(Data entries)
___
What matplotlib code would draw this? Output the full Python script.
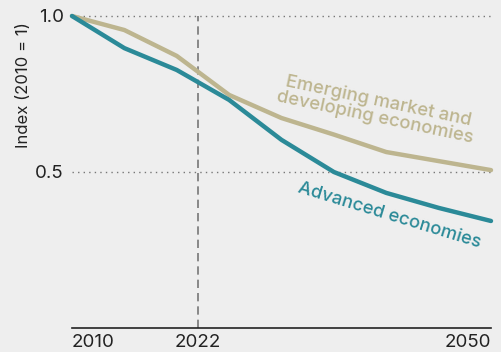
import matplotlib
matplotlib.use("Agg")
import matplotlib.pyplot as plt

plt.rcParams['font.family'] = ['Inter', 'DejaVu Sans']

# Index values, 2010 = 1
years = [2010, 2015, 2020, 2025, 2030, 2035, 2040, 2045, 2050]
advanced = [1.0, 0.897, 0.827, 0.731, 0.603, 0.500, 0.433, 0.385, 0.343]
emerging = [1.0, 0.955, 0.872, 0.747, 0.673, 0.620, 0.564, 0.535, 0.506]

x_ticks = [2010, 2022, 2050]
y_ticks = [0.5, 1.0]
y_tick_labels = ["0.5", "1.0"]

bg = "#eeeeee"
teal = "#2b8a98"
khaki = "#bdb58f"

fig = plt.figure(figsize=(5.02, 3.52), dpi=100, facecolor=bg)
ax = fig.add_axes([72 / 502, 1 - 328 / 352, (491 - 72) / 502, 312 / 352])
ax.set_facecolor(bg)

ax.set_xlim(2010, 2050)
ax.set_ylim(0, 1.0)

# dotted reference lines
for v in y_ticks:
    ax.axhline(v, color="#777777", lw=1.0, ls=(0, (1, 3)), zorder=1, clip_on=False)

# dashed marker for the current year
ax.axvline(2022, color="#777777", lw=1.2, ls=(0, (5, 3)), zorder=1, clip_on=False)

ax.plot(years, emerging, color=khaki, lw=3.2, solid_capstyle="round", zorder=3, clip_on=False)
ax.plot(years, advanced, color=teal, lw=3.2, solid_capstyle="round", zorder=4, clip_on=False)

ax.text(2039.1, 0.70, "Emerging market and\ndeveloping economies", color=khaki,
        fontsize=13.3, rotation=-12, ha="center", va="center", fontweight="medium",
        linespacing=0.92)
ax.text(2040.3, 0.36, "Advanced economies", color=teal, fontsize=13.2,
        rotation=-17, ha="center", va="center", fontweight="medium")

for side in ["top", "right", "left"]:
    ax.spines[side].set_visible(False)
ax.spines["bottom"].set_color("#222222")
ax.spines["bottom"].set_linewidth(1.2)

ax.set_xticks(x_ticks)
ax.set_xticklabels([str(t) for t in x_ticks], fontsize=13.5, color="#222222")
labels = ax.get_xticklabels()
labels[0].set_ha("left")
labels[-1].set_ha("right")
ax.set_yticks(y_ticks)
ax.set_yticklabels(y_tick_labels, fontsize=13.5, color="#222222")
ax.tick_params(length=0, pad=6)
ax.tick_params(axis="x", pad=4)

ax.set_ylabel("Index (2010 = 1)", fontsize=12, color="#222222", labelpad=2)
ax.yaxis.set_label_coords(-0.098, 0.78)

fig.savefig("out.png", dpi=100, facecolor=bg)
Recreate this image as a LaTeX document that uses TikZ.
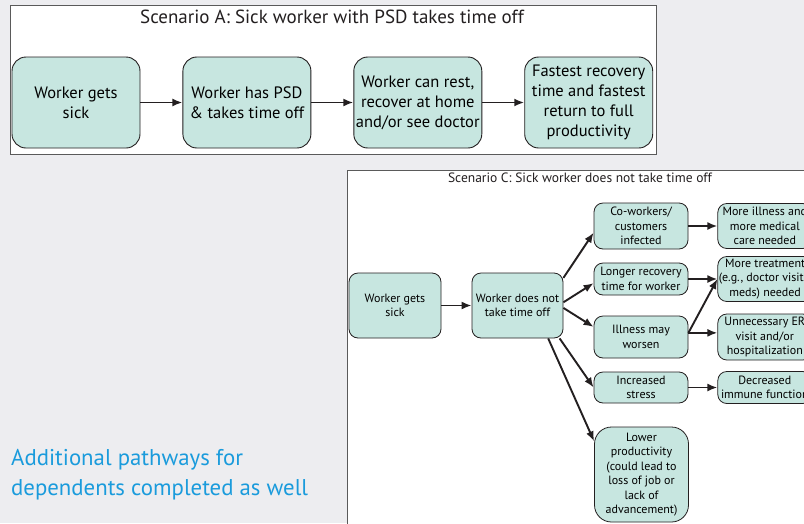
\documentclass[tikz,border=0pt]{standalone}
\usepackage{fontspec}
\setmainfont{PT Sans}
\usetikzlibrary{arrows.meta,positioning}
\definecolor{mint}{HTML}{C7E6E0}
\definecolor{ink}{HTML}{231F20}
\definecolor{paper}{HTML}{EDEDF0}
\definecolor{edge}{HTML}{5A5A5A}
\definecolor{note}{HTML}{1A9BDC}
\tikzset{
  abox/.style={draw=ink,fill=mint,rounded corners=14pt,line width=0.9pt,align=center,
    minimum width=128pt,minimum height=91pt,inner sep=1pt,font=\fontsize{16.5}{20}\selectfont},
  cbox/.style={draw=ink,fill=mint,rounded corners=9pt,line width=0.8pt,align=center,
    minimum width=94pt,inner sep=1pt,font=\fontsize{12}{14.5}\selectfont},
  arr/.style={-{Latex[length=10pt,width=8pt]},line width=1.9pt,draw=ink},
  panel/.style={draw=edge,fill=white,line width=0.8pt},
  paneltitle/.style={inner sep=0pt,text=ink}
}

\begin{document}
\begin{tikzpicture}[x=1pt,y=1pt,node distance=42pt]
 \clip (0,0) rectangle (804,-523);
 \fill[paper] (0,0) rectangle (804,-523);
 % scenario A
 \draw[panel] (10,-5) rectangle (656,-154);
 \node[paneltitle,font=\fontsize{19}{22}\selectfont] (tA) at (332,-17) {Scenario A:\ Sick worker with PSD takes time off};
 \node[abox] (a1) at (76,-102.5) {Worker gets\\sick};
 \node[abox,right=of a1] (a2) {Worker has PSD\\\& takes time off};
 \node[abox,right=of a2] (a3) {Worker can rest,\\recover at home\\and/or see doctor};
 \node[abox,right=of a3] (a4) {Fastest recovery\\time and fastest\\return to full\\productivity};
 \draw[arr] (a1)--(a2);
 \draw[arr] (a2)--(a3);
 \draw[arr] (a3)--(a4);
 % scenario C
 \draw[panel] (347,-170) rectangle (840,-560);
 \node[paneltitle,font=\fontsize{13.5}{16}\selectfont] (tC) at (580,-178) {Scenario C:\ Sick worker does not take time off};
 \node[cbox,minimum width=92pt,minimum height=65pt] (c1) at (395,-305.5) {Worker gets\\sick};
 \node[cbox,minimum width=91pt,minimum height=65pt] (c2) at (517.5,-305.5) {Worker does not\\take time off};
 \node[cbox,minimum height=46pt] (cw) at (641,-226) {Co-workers/\\customers\\infected};
 \node[cbox,minimum height=32pt] (lr) at (641,-279) {Longer recovery\\time for worker};
 \node[cbox,minimum height=42pt] (iw) at (641,-337) {Illness may\\worsen};
 \node[cbox,minimum height=31pt] (st) at (641,-387.5) {Increased\\stress};
 \node[cbox,minimum height=95pt,rounded corners=17pt] (lp) at (641.5,-474.5) {Lower\\productivity\\(could lead to\\loss of job or\\lack of\\advancement)};
 \node[cbox,minimum height=45pt,right=29pt of cw] (mi) {More illness and\\more medical\\care needed};
 \node[cbox,minimum height=45pt,right=29pt of lr] (mt) {More treatment\\(e.g., doctor visits,\\meds) needed};
 \node[cbox,minimum height=46pt,right=29pt of iw] (er) {Unnecessary ER\\visit and/or\\hospitalization};
 \node[cbox,minimum height=32pt,right=29pt of st] (di) {Decreased\\immune function};
 \draw[arr] (c1)--(c2);
 \draw[arr] (c2.31)--(cw.188);
 \draw[arr] (c2.4)--(lr.185);
 \draw[arr] (c2.-3)--(iw.168);
 \draw[arr] (c2.-38)--(st.west);
 \draw[arr] (c2.-47)--(lp.145);
 \draw[arr] (cw.east)--(cw.east-|mi.west);
 \draw[arr] (lr.east)--(lr.east-|mt.west);
 \draw[arr] (iw.5)--(mt.west);
 \draw[arr] (iw.5)--(iw.5-|er.west);
 \draw[arr] (st.east)--(st.east-|di.west);
 % note
 \node[anchor=north west,align=left,inner sep=0pt,text=note,font=\fontsize{22.8}{30}\selectfont] (add) at (11,-449) {Additional pathways for\\dependents completed as well};
\end{tikzpicture}
\end{document}
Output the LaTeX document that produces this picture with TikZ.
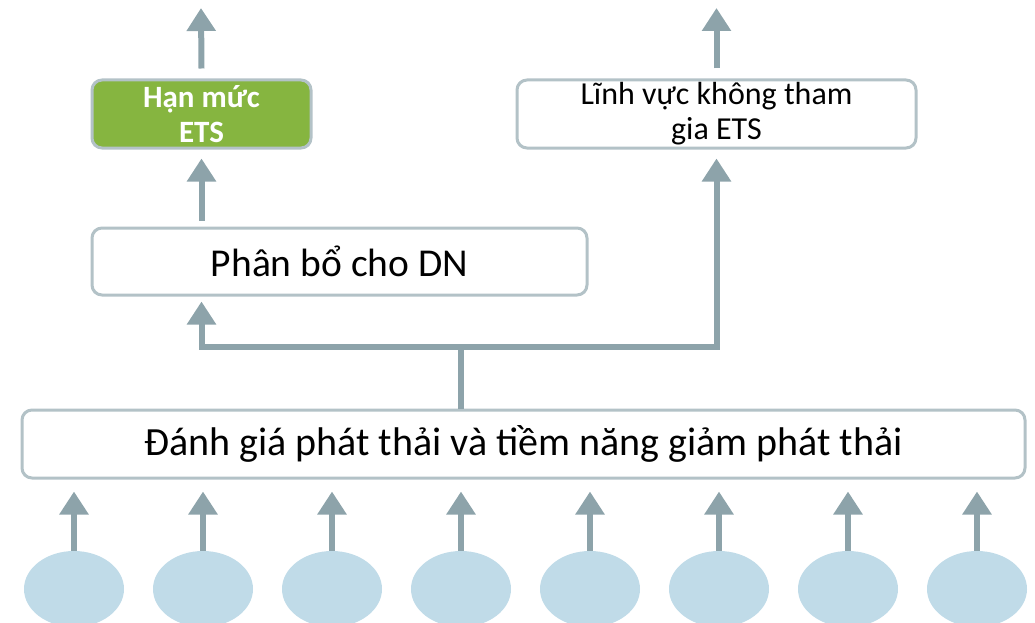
\documentclass[tikz,border=0pt]{standalone}
\usepackage{fontspec}
\setmainfont{Carlito}
\usetikzlibrary{arrows.meta,shapes.geometric}
\definecolor{arrowgray}{HTML}{8DA3AA}
\definecolor{boxline}{HTML}{B3C2C7}
\definecolor{etsgreen}{HTML}{86B540}
\definecolor{sourceblue}{HTML}{C0DBE8}
\tikzset{
  box/.style={draw=boxline, line width=3pt, rounded corners=10pt, fill=white, inner sep=0pt, align=center},
  up/.style={draw=arrowgray, line width=6pt, -{Triangle[width=28pt,length=23pt]}},
  trunk/.style={draw=arrowgray, line width=6pt},
  source/.style={ellipse, fill=sourceblue, minimum width=100pt, minimum height=76pt, inner sep=0pt}
}

\begin{document}
\begin{tikzpicture}[x=1pt,y=-1pt]
\useasboundingbox (0,0) rectangle (1035,623);
\coordinate (outL) at (201,8);
\coordinate (outR) at (716.5,8);
\coordinate (split) at (461,347);
\node[box, fill=etsgreen, minimum width=219pt, minimum height=68pt, inner ysep=-6pt, text=white, font=\bfseries\fontsize{31}{35}\selectfont] (limit) at (201.5,114) {Hạn mức\\ETS};
\node[box, minimum width=399pt, minimum height=68pt, inner ysep=-6pt, font=\fontsize{32}{35}\selectfont] (other) at (716.5,114) {Lĩnh vực không tham\\gia ETS};
\node[box, minimum width=495pt, minimum height=67pt, font=\fontsize{39.5}{46}\selectfont] (alloc) at (339.5,261.5) {Phân bổ cho DN};
\node[box, minimum width=1003pt, minimum height=68pt, font=\fontsize{40}{46}\selectfont] (assess) at (523.5,444) {Đánh giá phát thải và tiềm năng giảm phát thải};
\draw[up] ([yshift=10pt]limit.north) -- (outL);
\draw[up] ([yshift=10pt]other.north) -- (outR);
\draw[up] ([yshift=6pt]alloc.north -| limit.north) -- ([yshift=-9pt]limit.south);
\draw[trunk] (assess.north -| split) -- (split);
\draw[up] (split) -| ([yshift=-5pt]alloc.south -| limit.south);
\draw[up] (split) -| ([yshift=-9pt]other.south);
\foreach \i in {1,...,8} {
  \node[source] (src\i) at ({74+129*(\i-1)},589) {};
  \draw[up] (src\i.north) -- ([yshift=-12pt]assess.south -| src\i.north);
}
\end{tikzpicture}
\end{document}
___
Print, exactly as written, the lines above from the first one to the one containing "(5, 3)), zorder=1, clip_on=False)". Leave out pictures.

What matplotlib code would draw this? Output the full Python script.
import matplotlib
matplotlib.use("Agg")
import matplotlib.pyplot as plt

plt.rcParams['font.family'] = ['Inter', 'DejaVu Sans']

# Index values, 2010 = 1
years = [2010, 2015, 2020, 2025, 2030, 2035, 2040, 2045, 2050]
advanced = [1.0, 0.897, 0.827, 0.731, 0.603, 0.500, 0.433, 0.385, 0.343]
emerging = [1.0, 0.955, 0.872, 0.747, 0.673, 0.620, 0.564, 0.535, 0.506]

x_ticks = [2010, 2022, 2050]
y_ticks = [0.5, 1.0]
y_tick_labels = ["0.5", "1.0"]

bg = "#eeeeee"
teal = "#2b8a98"
khaki = "#bdb58f"

fig = plt.figure(figsize=(5.02, 3.52), dpi=100, facecolor=bg)
ax = fig.add_axes([72 / 502, 1 - 328 / 352, (491 - 72) / 502, 312 / 352])
ax.set_facecolor(bg)

ax.set_xlim(2010, 2050)
ax.set_ylim(0, 1.0)

# dotted reference lines
for v in y_ticks:
    ax.axhline(v, color="#777777", lw=1.0, ls=(0, (1, 3)), zorder=1, clip_on=False)

# dashed marker for the current year
ax.axvline(2022, color="#777777", lw=1.2, ls=(0, (5, 3)), zorder=1, clip_on=False)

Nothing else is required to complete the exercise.